(Plotting code records)

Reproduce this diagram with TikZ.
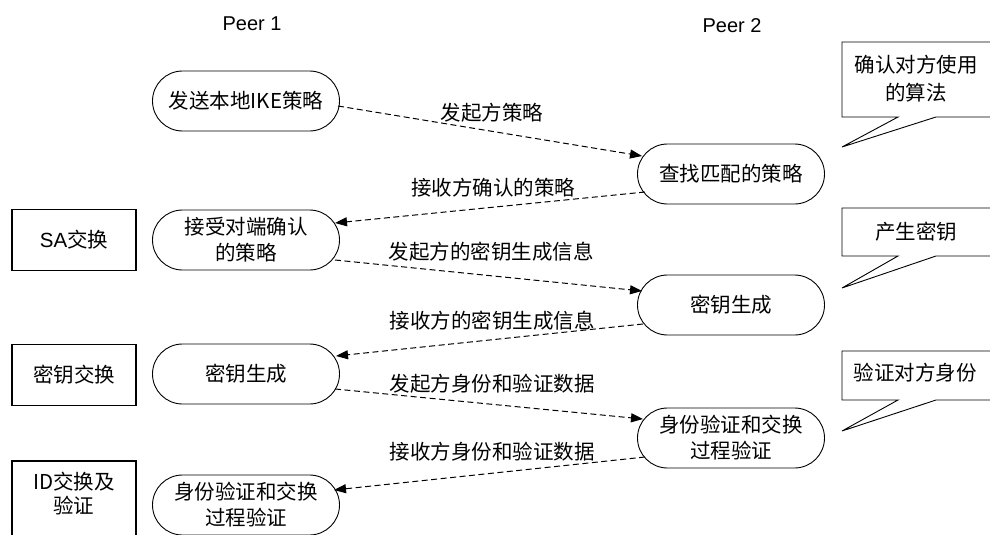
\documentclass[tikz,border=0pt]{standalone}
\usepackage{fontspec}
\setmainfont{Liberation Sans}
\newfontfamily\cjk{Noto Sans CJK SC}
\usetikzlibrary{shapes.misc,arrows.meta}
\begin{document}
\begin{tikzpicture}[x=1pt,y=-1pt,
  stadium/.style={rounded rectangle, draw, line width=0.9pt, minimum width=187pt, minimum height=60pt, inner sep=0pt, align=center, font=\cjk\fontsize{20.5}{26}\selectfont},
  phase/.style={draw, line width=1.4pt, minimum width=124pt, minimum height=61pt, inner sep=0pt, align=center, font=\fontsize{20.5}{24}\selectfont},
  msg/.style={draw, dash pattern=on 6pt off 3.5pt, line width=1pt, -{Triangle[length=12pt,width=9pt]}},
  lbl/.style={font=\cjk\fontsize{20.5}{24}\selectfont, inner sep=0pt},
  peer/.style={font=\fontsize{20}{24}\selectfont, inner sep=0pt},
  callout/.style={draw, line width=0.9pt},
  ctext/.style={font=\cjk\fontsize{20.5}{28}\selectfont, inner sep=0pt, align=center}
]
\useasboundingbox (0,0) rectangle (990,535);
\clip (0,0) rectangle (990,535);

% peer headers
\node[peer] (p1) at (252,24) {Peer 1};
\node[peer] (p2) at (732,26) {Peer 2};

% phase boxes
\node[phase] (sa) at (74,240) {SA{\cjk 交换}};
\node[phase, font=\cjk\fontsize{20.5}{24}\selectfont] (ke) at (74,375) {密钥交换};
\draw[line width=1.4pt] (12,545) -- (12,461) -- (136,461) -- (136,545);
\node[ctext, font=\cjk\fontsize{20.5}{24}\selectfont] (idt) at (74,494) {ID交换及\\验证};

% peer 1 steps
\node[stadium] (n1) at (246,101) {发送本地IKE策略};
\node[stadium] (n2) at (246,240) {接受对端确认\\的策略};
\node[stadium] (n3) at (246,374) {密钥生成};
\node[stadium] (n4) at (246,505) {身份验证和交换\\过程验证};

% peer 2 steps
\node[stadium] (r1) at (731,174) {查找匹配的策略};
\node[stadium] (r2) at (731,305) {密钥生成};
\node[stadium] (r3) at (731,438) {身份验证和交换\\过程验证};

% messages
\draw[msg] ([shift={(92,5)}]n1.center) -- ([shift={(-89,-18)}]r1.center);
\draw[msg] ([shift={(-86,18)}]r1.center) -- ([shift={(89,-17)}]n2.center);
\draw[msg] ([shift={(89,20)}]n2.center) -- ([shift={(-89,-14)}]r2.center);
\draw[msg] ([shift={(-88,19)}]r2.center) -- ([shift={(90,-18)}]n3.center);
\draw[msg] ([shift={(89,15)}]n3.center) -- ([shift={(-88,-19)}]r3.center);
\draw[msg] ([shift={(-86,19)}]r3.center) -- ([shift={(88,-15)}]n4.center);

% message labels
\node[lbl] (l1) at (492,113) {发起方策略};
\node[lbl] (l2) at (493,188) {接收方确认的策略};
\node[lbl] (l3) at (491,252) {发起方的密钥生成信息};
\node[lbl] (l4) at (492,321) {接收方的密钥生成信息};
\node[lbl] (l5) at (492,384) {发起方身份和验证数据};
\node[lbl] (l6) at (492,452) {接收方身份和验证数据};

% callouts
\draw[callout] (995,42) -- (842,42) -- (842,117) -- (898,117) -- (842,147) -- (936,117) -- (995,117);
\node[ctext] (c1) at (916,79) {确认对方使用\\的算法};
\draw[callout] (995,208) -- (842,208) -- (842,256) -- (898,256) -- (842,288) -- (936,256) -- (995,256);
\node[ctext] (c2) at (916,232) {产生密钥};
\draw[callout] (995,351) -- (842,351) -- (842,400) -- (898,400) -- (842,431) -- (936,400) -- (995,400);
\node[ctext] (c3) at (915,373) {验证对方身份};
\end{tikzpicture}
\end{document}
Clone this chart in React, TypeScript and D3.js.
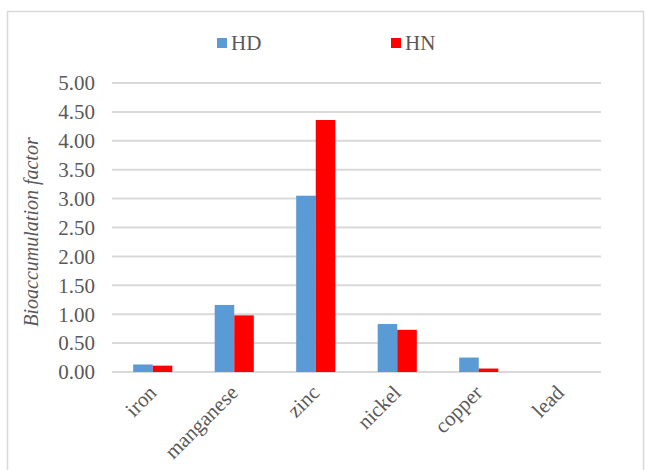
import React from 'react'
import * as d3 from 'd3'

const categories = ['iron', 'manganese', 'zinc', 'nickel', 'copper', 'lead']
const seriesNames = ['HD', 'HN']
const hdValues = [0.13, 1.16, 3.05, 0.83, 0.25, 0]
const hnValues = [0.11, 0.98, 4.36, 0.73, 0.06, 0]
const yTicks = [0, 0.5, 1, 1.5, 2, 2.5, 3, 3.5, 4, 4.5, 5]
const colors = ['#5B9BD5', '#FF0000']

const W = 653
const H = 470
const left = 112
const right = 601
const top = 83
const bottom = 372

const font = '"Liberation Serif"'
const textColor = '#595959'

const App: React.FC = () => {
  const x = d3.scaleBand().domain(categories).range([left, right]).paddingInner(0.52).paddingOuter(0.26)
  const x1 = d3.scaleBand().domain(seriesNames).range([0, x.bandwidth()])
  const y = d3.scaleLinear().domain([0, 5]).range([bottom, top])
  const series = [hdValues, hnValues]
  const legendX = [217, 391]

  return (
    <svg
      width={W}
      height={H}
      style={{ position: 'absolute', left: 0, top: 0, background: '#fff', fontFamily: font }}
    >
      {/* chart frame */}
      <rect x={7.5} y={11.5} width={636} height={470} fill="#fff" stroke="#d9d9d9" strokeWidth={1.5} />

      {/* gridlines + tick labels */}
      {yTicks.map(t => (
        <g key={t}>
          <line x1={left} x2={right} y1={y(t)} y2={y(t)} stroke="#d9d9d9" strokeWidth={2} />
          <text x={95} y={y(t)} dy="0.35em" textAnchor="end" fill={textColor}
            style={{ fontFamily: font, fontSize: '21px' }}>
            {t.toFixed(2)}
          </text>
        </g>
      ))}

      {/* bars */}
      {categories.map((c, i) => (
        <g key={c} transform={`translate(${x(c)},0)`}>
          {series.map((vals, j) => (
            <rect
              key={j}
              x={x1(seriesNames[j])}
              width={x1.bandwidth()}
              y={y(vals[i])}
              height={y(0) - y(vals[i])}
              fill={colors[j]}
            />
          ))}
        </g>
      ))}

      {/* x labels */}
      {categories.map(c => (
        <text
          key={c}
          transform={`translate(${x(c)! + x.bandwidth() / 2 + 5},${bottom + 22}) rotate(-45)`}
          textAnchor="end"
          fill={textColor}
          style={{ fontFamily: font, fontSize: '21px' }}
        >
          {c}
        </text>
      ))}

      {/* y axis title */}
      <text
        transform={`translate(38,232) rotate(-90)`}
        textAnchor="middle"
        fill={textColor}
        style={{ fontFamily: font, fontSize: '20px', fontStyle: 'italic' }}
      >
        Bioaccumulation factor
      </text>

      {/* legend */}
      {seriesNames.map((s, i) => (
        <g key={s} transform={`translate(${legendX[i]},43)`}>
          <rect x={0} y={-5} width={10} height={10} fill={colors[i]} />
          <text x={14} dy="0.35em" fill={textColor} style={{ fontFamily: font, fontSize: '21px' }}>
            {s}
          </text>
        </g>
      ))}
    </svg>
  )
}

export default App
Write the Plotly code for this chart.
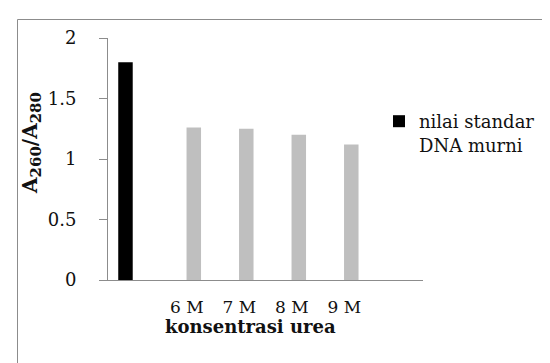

[Aim of the task]:
Please list every line of the records that contains "React".

[Exercise solution]:
Clone this chart in React, TypeScript and D3.js.
import React from 'react'
const App: React.FC = () => {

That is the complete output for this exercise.